Usai berkeliling di ajang GIIAS 2017, Menteri Perindustrian Airlangga Hartarto mengatakan, sepertinya masing-masing produsen sudah siap dengan kedua teknologi itu. Namun dari sisi logika, hibrida bakal lebih banyak dipilih.
"Karena tidak membutuhkan tambahan infrastruktur, dan menurut saya juga seperti itu, jadi nanti yang paling banyak mungkin ke arah itu," ujar Airlangga di ICE, BSD, Tangerang, Kamis (10/8/2017).
Mobil listrik itu sendiri, kata Airlangga, butuh infrastruktuk penunjang lain sebelum bisa dinikmati langsung oleh konsumen. Salah satunya, kebutuhan tempat pengisian, sampai pengelolaan limbah baterai yang sudah usang.
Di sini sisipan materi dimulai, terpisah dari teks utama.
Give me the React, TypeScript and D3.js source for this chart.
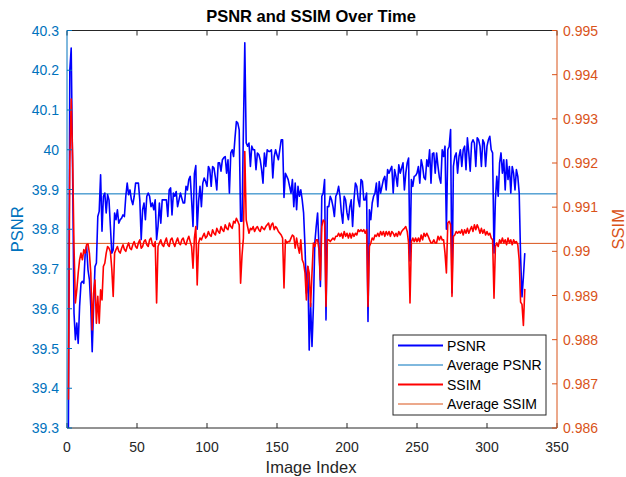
import React from "react";
import * as d3 from "d3";

const psnr: number[] = [
  39.30, 40.20, 40.256, 39.95, 39.589, 39.522, 39.564, 39.513, 39.606, 39.664,
  39.669, 39.664, 39.740, 39.757, 39.698, 39.673, 39.606, 39.492, 39.606, 39.706,
  39.715, 39.832, 39.845, 39.937, 39.795, 39.883, 39.891, 39.841, 39.887, 39.874,
  39.807, 39.740, 39.748, 39.841, 39.824, 39.849, 39.815, 39.824, 39.828, 39.836,
  39.832, 39.883, 39.916, 39.887, 39.899, 39.874, 39.862, 39.883, 39.916, 39.916,
  39.916, 39.874, 39.774, 39.849, 39.866, 39.824, 39.883, 39.891, 39.883, 39.857,
  39.866, 39.849, 39.874, 39.774, 39.807, 39.866, 39.815, 39.874, 39.874, 39.874,
  39.874, 39.832, 39.899, 39.904, 39.836, 39.891, 39.883, 39.895, 39.857, 39.874,
  39.891, 39.878, 39.866, 39.866, 39.908, 39.899, 39.925, 39.933, 39.874, 39.807,
  39.940, 39.960, 39.800, 39.870, 39.908, 39.857, 39.916, 39.929, 39.920, 39.908,
  39.958, 39.950, 39.908, 39.958, 39.954, 39.930, 39.899, 39.967, 39.967, 39.946,
  39.975, 39.980, 39.983, 39.941, 39.975, 39.891, 39.992, 40.000, 39.983, 40.030,
  40.071, 40.067, 40.050, 39.820, 39.820, 40.050, 40.269, 40.017, 40.009, 40.017,
  39.958, 40.009, 40.000, 40.000, 39.950, 39.992, 39.988, 39.975, 39.950, 39.916,
  39.992, 39.958, 40.000, 39.996, 39.996, 40.000, 39.929, 39.983, 40.000, 39.987,
  39.975, 40.000, 40.025, 40.025, 39.880, 39.941, 39.933, 39.925, 39.908, 39.891,
  39.925, 39.857, 39.916, 39.849, 39.908, 39.883, 39.899, 39.874, 39.841, 39.757,
  39.639, 39.706, 39.496, 39.614, 39.505, 39.606, 39.765, 39.807, 39.841, 39.757,
  39.656, 39.883, 39.891, 39.925, 39.572, 39.857, 39.857, 39.883, 39.874, 39.857,
  39.832, 39.883, 39.891, 39.908, 39.883, 39.841, 39.815, 39.883, 39.874, 39.841,
  39.824, 39.857, 39.874, 39.807, 39.874, 39.916, 39.908, 39.874, 39.857, 39.925,
  39.920, 39.874, 39.874, 39.891, 39.568, 39.849, 39.824, 39.866, 39.883, 39.891,
  39.916, 39.857, 39.920, 39.891, 39.908, 39.925, 39.933, 39.899, 39.950, 39.941,
  39.950, 39.958, 39.891, 39.950, 39.933, 39.908, 39.962, 39.941, 39.954, 39.967,
  39.899, 39.941, 39.967, 39.979, 39.720, 39.925, 39.908, 39.933, 39.935, 39.941,
  39.958, 39.916, 39.975, 39.958, 39.930, 39.925, 39.975, 39.958, 40.000, 39.916,
  39.990, 39.992, 39.941, 39.992, 39.958, 39.930, 39.916, 40.000, 39.983, 40.009,
  39.800, 40.000, 40.009, 40.051, 39.640, 39.958, 39.983, 39.992, 39.941, 39.983,
  40.000, 39.958, 40.000, 40.009, 39.950, 40.030, 39.992, 39.946, 40.017, 40.025,
  40.017, 39.958, 40.030, 40.025, 40.009, 39.958, 40.025, 40.017, 39.958, 40.009,
  40.025, 40.034, 40.000, 39.992, 39.740, 39.874, 39.933, 39.883, 39.967, 39.992,
  39.941, 39.975, 39.899, 39.975, 39.925, 39.958, 39.891, 39.958, 39.941, 39.899,
  39.950, 39.933, 39.891, 39.730, 39.630, 39.680, 39.740,
];

const ssim: number[] = [
  0.98664, 0.99200, 0.99345, 0.99215, 0.99011, 0.98883, 0.98913, 0.98951, 0.98981, 0.98996,
  0.98981, 0.99004, 0.98996, 0.99015, 0.99017, 0.98996, 0.98951, 0.98822, 0.98905, 0.98935,
  0.98837, 0.98898, 0.98837, 0.98913, 0.98890, 0.98966, 0.98973, 0.98996, 0.99011, 0.99007,
  0.98999, 0.98960, 0.98898, 0.98996, 0.99004, 0.99011, 0.99000, 0.98996, 0.99007, 0.99015,
  0.99004, 0.99000, 0.99011, 0.99019, 0.99007, 0.99004, 0.99015, 0.99022, 0.99011, 0.99007,
  0.99019, 0.99026, 0.99007, 0.99011, 0.99022, 0.99026, 0.99015, 0.99011, 0.99026, 0.99030,
  0.99015, 0.99011, 0.99022, 0.98883, 0.99011, 0.99019, 0.99026, 0.99015, 0.99011, 0.99022,
  0.99030, 0.99015, 0.99011, 0.99026, 0.99030, 0.99019, 0.99011, 0.99022, 0.99030, 0.99019,
  0.99015, 0.99026, 0.99030, 0.99019, 0.99015, 0.99026, 0.99034, 0.99022, 0.99011, 0.98962,
  0.99030, 0.99056, 0.98924, 0.99019, 0.99030, 0.99026, 0.99034, 0.99041, 0.99030, 0.99034,
  0.99045, 0.99037, 0.99034, 0.99049, 0.99041, 0.99037, 0.99052, 0.99045, 0.99041, 0.99056,
  0.99049, 0.99045, 0.99060, 0.99052, 0.99049, 0.99064, 0.99056, 0.99052, 0.99068, 0.99064,
  0.99075, 0.99068, 0.99060, 0.98928, 0.98990, 0.99030, 0.99226, 0.99071, 0.99056, 0.99041,
  0.99052, 0.99049, 0.99056, 0.99045, 0.99052, 0.99056, 0.99049, 0.99045, 0.99056, 0.99052,
  0.99049, 0.99056, 0.99060, 0.99064, 0.99049, 0.99060, 0.99064, 0.99049, 0.99056, 0.99052,
  0.99045, 0.99041, 0.99037, 0.99030, 0.98917, 0.99026, 0.99019, 0.99022, 0.99022, 0.99030,
  0.99037, 0.99034, 0.99007, 0.99030, 0.99011, 0.98996, 0.99026, 0.98981, 0.98973, 0.98951,
  0.98890, 0.98966, 0.98951, 0.98875, 0.98951, 0.99019, 0.99011, 0.99026, 0.99026, 0.99004,
  0.98935, 0.99056, 0.99071, 0.99068, 0.98875, 0.99026, 0.99026, 0.99022, 0.99026, 0.99030,
  0.99026, 0.99034, 0.99034, 0.99041, 0.99034, 0.99041, 0.99030, 0.99045, 0.99034, 0.99041,
  0.99030, 0.99041, 0.99030, 0.99041, 0.99034, 0.99041, 0.99037, 0.99049, 0.99045, 0.99049,
  0.99045, 0.99049, 0.99041, 0.99049, 0.98875, 0.99011, 0.99019, 0.99030, 0.99026, 0.99037,
  0.99034, 0.99041, 0.99034, 0.99045, 0.99037, 0.99045, 0.99034, 0.99045, 0.99037, 0.99045,
  0.99034, 0.99045, 0.99041, 0.99034, 0.99041, 0.99034, 0.99045, 0.99037, 0.99045, 0.99049,
  0.99052, 0.99056, 0.99045, 0.99019, 0.98883, 0.99022, 0.99030, 0.99022, 0.99030, 0.99022,
  0.99030, 0.99022, 0.99037, 0.99026, 0.99041, 0.99034, 0.99041, 0.99034, 0.99026, 0.99019,
  0.99019, 0.99026, 0.99019, 0.99019, 0.99034, 0.99026, 0.99034, 0.99026, 0.99026, 0.98996,
  0.98951, 0.99064, 0.99068, 0.99060, 0.98898, 0.99034, 0.99037, 0.99045, 0.99041, 0.99045,
  0.99041, 0.99049, 0.99037, 0.99049, 0.99041, 0.99052, 0.99041, 0.99049, 0.99056, 0.99045,
  0.99060, 0.99049, 0.99060, 0.99052, 0.99041, 0.99052, 0.99041, 0.99049, 0.99037, 0.99045,
  0.99037, 0.99041, 0.99030, 0.99026, 0.98894, 0.99011, 0.99019, 0.99011, 0.99026, 0.99019,
  0.99030, 0.99019, 0.99026, 0.99015, 0.99030, 0.99019, 0.99026, 0.99015, 0.99026, 0.99019,
  0.99022, 0.99015, 0.98980, 0.98885, 0.98880, 0.98832, 0.98915,
];

const avgPsnr = 39.889;
const avgSsim = 0.99018;

const xTicks = [0, 50, 100, 150, 200, 250, 300, 350];
const psnrTicks = [39.3, 39.4, 39.5, 39.6, 39.7, 39.8, 39.9, 40, 40.1, 40.2, 40.3];
const ssimTicks = [0.986, 0.987, 0.988, 0.989, 0.99, 0.991, 0.992, 0.993, 0.994, 0.995];
const legendLabels = ["PSNR", "Average PSNR", "SSIM", "Average SSIM"];

const W = 626, H = 477;
const L = 67, R = 557, T = 30.5, B = 428;
const BLUE_AX = "#0072BD";
const ORANGE_AX = "#D95319";
const FONT = "'Liberation Sans', Arial, Helvetica, sans-serif";

export default function App() {
  const x = d3.scaleLinear().domain([0, 350]).range([L, R]);
  const yL = d3.scaleLinear().domain([39.3, 40.3]).range([B, T]);
  const yR = d3.scaleLinear().domain([0.986, 0.995]).range([B, T]);

  const idx = psnr.map((_, i) => i + 1);
  const linePsnr = d3.line<number>().x((d) => x(d)).y((d) => yL(psnr[d - 1]))(idx) || "";
  const lineSsim = d3.line<number>().x((d) => x(d)).y((d) => yR(ssim[d - 1]))(idx) || "";

  const tickLen = 5;
  const legX = 393, legY = 335, legW = 153, legH = 80;
  const legRows = [345.5, 365, 384.5, 404];
  const legStyles = [
    { c: "#0000FF", w: 2 },
    { c: BLUE_AX, w: 1 },
    { c: "#FF0000", w: 2 },
    { c: ORANGE_AX, w: 1 },
  ];

  return (
    <svg width={W} height={H} style={{ display: "block", position: "absolute", left: 0, top: 0, background: "#fff" }} fontFamily={FONT}>
      <defs>
        <clipPath id="plotclip">
          <rect x={L} y={T} width={R - L} height={B - T} />
        </clipPath>
      </defs>
      <rect x={0} y={0} width={W} height={H} fill="#fff" />

      {/* average lines */}
      <line x1={L} x2={R} y1={yL(avgPsnr)} y2={yL(avgPsnr)} stroke={BLUE_AX} strokeWidth={1} />
      <line x1={L} x2={R} y1={yR(avgSsim)} y2={yR(avgSsim)} stroke={ORANGE_AX} strokeWidth={1} />

      <g clipPath="url(#plotclip)">
        <path d={linePsnr} fill="none" stroke="#0000FF" strokeWidth={1.6} strokeLinejoin="round" />
        <path d={lineSsim} fill="none" stroke="#FF0000" strokeWidth={1.6} strokeLinejoin="round" />
      </g>

      {/* top & bottom axes */}
      <line x1={L} x2={R} y1={T} y2={T} stroke="#262626" strokeWidth={1} />
      <line x1={L} x2={R} y1={B} y2={B} stroke="#262626" strokeWidth={1} />
      {xTicks.map((t) => (
        <g key={"xt" + t}>
          <line x1={x(t)} x2={x(t)} y1={B} y2={B - tickLen} stroke="#262626" />
          <line x1={x(t)} x2={x(t)} y1={T} y2={T + tickLen} stroke="#262626" />
          <text x={x(t)} y={452} fontSize={14} textAnchor="middle" fill="#262626">{t}</text>
        </g>
      ))}

      {/* left axis */}
      <line x1={L} x2={L} y1={T} y2={B} stroke={BLUE_AX} strokeWidth={1} />
      {psnrTicks.map((t) => (
        <g key={"yl" + t}>
          <line x1={L} x2={L + tickLen} y1={yL(t)} y2={yL(t)} stroke={BLUE_AX} />
          <text x={L - 8} y={yL(t) + 5} fontSize={14} textAnchor="end" fill={BLUE_AX}>{d3.format("")(t)}</text>
        </g>
      ))}

      {/* right axis */}
      <line x1={R} x2={R} y1={T} y2={B} stroke={ORANGE_AX} strokeWidth={1} />
      {ssimTicks.map((t) => (
        <g key={"yr" + t}>
          <line x1={R} x2={R - tickLen} y1={yR(t)} y2={yR(t)} stroke={ORANGE_AX} />
          <text x={R + 6} y={yR(t) + 5} fontSize={14} textAnchor="start" fill={ORANGE_AX}>{d3.format("")(t)}</text>
        </g>
      ))}

      {/* labels */}
      <text x={311} y={22} fontSize={16.5} fontWeight="bold" textAnchor="middle" fill="#000">PSNR and SSIM Over Time</text>
      <text x={311} y={473} fontSize={16.5} textAnchor="middle" fill="#262626">Image Index</text>
      <text transform={`translate(23,${(T + B) / 2}) rotate(-90)`} fontSize={16.5} textAnchor="middle" fill={BLUE_AX}>PSNR</text>
      <text transform={`translate(624,${(T + B) / 2}) rotate(-90)`} fontSize={16.5} textAnchor="middle" fill={ORANGE_AX}>SSIM</text>

      {/* legend */}
      <rect x={legX} y={legY} width={legW} height={legH} fill="#fff" stroke="#262626" strokeWidth={1} />
      {legendLabels.map((lab, i) => (
        <g key={lab}>
          <line x1={398} x2={443} y1={legRows[i]} y2={legRows[i]} stroke={legStyles[i].c} strokeWidth={legStyles[i].w} />
          <text x={447} y={legRows[i] + 5} fontSize={14} fill="#000">{lab}</text>
        </g>
      ))}
    </svg>
  );
}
Baca: Nissan Indonesia Sudah Punya Jagoan buat Progam LCEV
Selain itu, teknologi hybrid, masih memanfaatkan mesin yang ada saat ini, sehingga tak mengabaikan investasi yang sudah dikeluarkan merek-merek di Indonesia dengan nilai besar.
Mengenai harga, setiap merek yang ikut program LCEV akan diberikan insentif, sehingga bisa lebih terjangkau. Bentuknya, bisa berupa bea masuk, hingga pajak barang mewah (PPnBM).
"Tergantung merek itu akan memilih skema yang mana. Kita siapkan berbagai skema, seperti CBU (completely built up), IKD (Incompletely knocked down), atau CKD (completelty knocked down)," kata Airlangga.
Sekarang ini, pihak Kementerian Perindustrian sedang berdiskusi dengan instansi terkait lainnya untuk merumuskan regulasi tersebut. Selain hibrida dan mobil listrik, program LCEV juga akan menawarkan insentif buat teknologi lain, seperti gas, dan teknologi terbarukan.
"Banyak kementerian yang kita libatkan di sini, tetapi untuk diterbitkannya kami usahakan dalam waktu dekat," kata Menperin.